With increasing quality problems in the U.S. health care systems, many health insurers are turning to a new approach to get doctors and hospitals to do better: pay-for-performance.

In this approach, insurers offer financial rewards for better or more efficient care and sometimes create penalties for poor performance. Even though it has become commonplace, there is little evidence about its impact on care, says R. Adams Dudley, MD, MBA, a professor in the UCSF Institute for Health Policy Studies and the Department of Medicine.

He addresses this issue in an editorial in the October 12 issue of the Journal of the American Medical Association, outlining a strategy for learning more about the effect of paying doctors and hospitals to improve performance. The editorial is titled "Pay-for-Performance Research: How to Learn What Clinicians and Policy Makers Need to Know,"

Dudley emphasizes that health plans have adopted pay-for-performance on the grounds that financial rewards work in other industries.
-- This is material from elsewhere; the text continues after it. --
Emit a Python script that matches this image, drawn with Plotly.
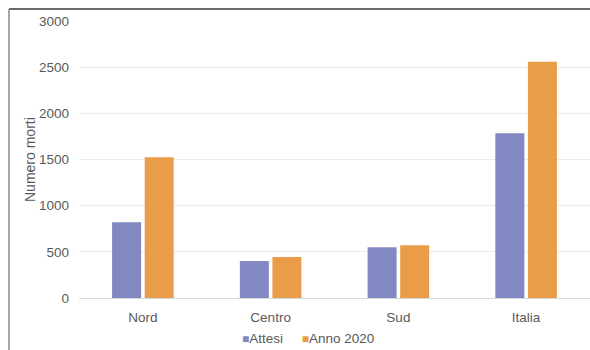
import plotly.graph_objects as go

# Deaths by area: expected vs. 2020
categories = ["Nord", "Centro", "Sud", "Italia"]
attesi = [820, 400, 550, 1785]
anno_2020 = [1525, 445, 570, 2560]
y_ticks = [0, 500, 1000, 1500, 2000, 2500, 3000]
series_names = ["Attesi", "Anno 2020"]
series_colors = ["#8288C2", "#E99D48"]

W, H = 590, 350
L, R, T, B = 79, 0, 21, 52
plot_w = W - L - R
plot_h = H - T - B

font_family = "Liberation Sans, Arial, sans-serif"
text_color = "#595959"

fig = go.Figure()
for name, values, color in zip(series_names, [attesi, anno_2020], series_colors):
    fig.add_trace(go.Bar(name=name, x=categories, y=values,
                         marker=dict(color=color, line=dict(width=0))))

# compact legend: small coloured squares right before each label
legend_text = "&nbsp;&nbsp;&nbsp;&nbsp;&nbsp;".join(
    f"<span style='color:{c}; font-size:12px'>■</span>{n}"
    for n, c in zip(series_names, series_colors)
)

fig.update_layout(
    width=W, height=H,
    margin=dict(l=L, r=R, t=T, b=B, autoexpand=False),
    paper_bgcolor="white", plot_bgcolor="white",
    barmode="group", bargap=0.49, bargroupgap=0.11,
    font=dict(family=font_family, color=text_color, size=13),
    showlegend=False,
    xaxis=dict(showgrid=False, showline=False, ticks="",
               tickfont=dict(size=13.5, color=text_color),
               ticklabelstandoff=9),
    yaxis=dict(range=[0, 3000], tickvals=y_ticks, showgrid=True,
               gridcolor="#ECECEC", gridwidth=1, zeroline=True,
               zerolinecolor="#D9D9D9", zerolinewidth=1,
               showline=False, ticks="",
               tickfont=dict(size=13.5, color=text_color),
               ticklabelstandoff=9),
    annotations=[
        dict(text="Numero morti", xref="paper", yref="paper",
             x=(30 - L) / plot_w, y=1 - (160 - T) / plot_h, xanchor="center",
             yanchor="middle", textangle=-90, showarrow=False,
             font=dict(size=14, color=text_color)),
        dict(text=legend_text, xref="paper", yref="paper",
             x=(308 - L) / plot_w, y=-(338 - T - plot_h) / plot_h,
             xanchor="center", yanchor="middle", showarrow=False,
             font=dict(size=13.5, color=text_color)),
    ],
    shapes=[
        # frame: top and left edges
        dict(type="line", xref="paper", yref="paper",
             x0=(9 - L) / plot_w, x1=1.0,
             y0=1 + (T - 9) / plot_h, y1=1 + (T - 9) / plot_h,
             line=dict(color="#3A3A3A", width=1.5)),
        dict(type="line", xref="paper", yref="paper",
             x0=(9 - L) / plot_w, x1=(9 - L) / plot_w,
             y0=-B / plot_h - 0.01, y1=1 + (T - 9) / plot_h,
             line=dict(color="#8A8A8A", width=1.5)),
    ],
)

fig.write_html("out.html")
He notes that offering bonuses to car salespeople for selling a certain number of cars can drive up a car dealership's volume and improve profits, but health care is more complex. For example, the one goal of car dealers is to sell cars, he says, while doctors and hospitals have many--sometimes competing--priorities. A cardiologist may want to make sure that prescriptions are written accurately and that the care plan is clearly communicated back to the primary care doctor, while still having time to spend with his or her patient.

Furthermore, Dudley says, some doctors' offices or hospitals might be more ready to respond to a reward than others, perhaps because they have pre-printed instructions for the patients. While paying these organizations would reward quality, it's not clear that it would increase quality in the system overall, since payments based on performance would go to the organizations that were already doing well, not to those that needed to improve, he adds.

In this situation, Dudley argues that health insurers and the researchers who study them must be careful to consider all the factors that might lead an organization to succeed before deciding that pay-for-performance explains any improvements in care.

"It would be very easy to look at the winners under pay-for-performance and conclude that financial rewards improve care," he says. "However, it may be that they simply mark the successful organizations without driving change."

According to Dudley, another key issue is that, even if rewards work, insurers will have a hard time figuring out how much to pay, because few researchers have described the costs of improving quality. In one research study, a health plan was already paying doctors capitation (a fixed budget for each patient enrolled), and found that even rewards as large as $10,000 per office couldn't increase screening for early cancers, because the doctors would have to pay for all the additional cancer care out of the same fixed budget. By contrast, in another study, paying an extra 80 cents to capitated doctors to give more flu shots actually worked, perhaps because preventing the flu also saved money from the overall budget later.

"We live in a society in which many people believe economic incentives and market forces can fix most problems," Dudley says. "While there is clearly value to getting health insurers to focus on quality instead of just cost and it is possible for rewards and penalties to work, it seems unlikely that simple approaches will work out well. Any incentive program needs to reflect the underlying complexity of the system in which it is used, or it could have no impact at all, or even unintended negative consequences."

Dudley cites the early results from a pay-for-performance program in Great Britain, in which doctors were given rewards for getting patients an appointment within 48 hours. Because doctors were being rewarded on the 48-hour standard, however, they became unwilling to make appointments for people who could not come in quickly. If a patient called on Monday and wanted to make an appointment on Friday, the patient might be refused because the doctor didn't want this to count against his 48-hour on time performance.

"There is so much need to improve quality of care that it's hard to fault anyone for trying a new approach," Dudley says. "As health insurers increasingly use rewards or penalties, it will be important to constantly evaluate the actual results they get. The insurance companies, as well as doctors and hospitals, should share data about this trend.

"In addition, Congress should make sure that the organizations that fund research into the quality and safety of care, such as the federal Agency for Healthcare Research and Quality, receive the resources they need to make sure incentives are used in a positive way. Since almost every physician and hospital in the United States is now a potential participant in some form of pay-for-performance program, such research is essential," he adds.

Dudley's work was funded by the Robert Wood Johnson Foundation and the Agency for Healthcare Research and Quality.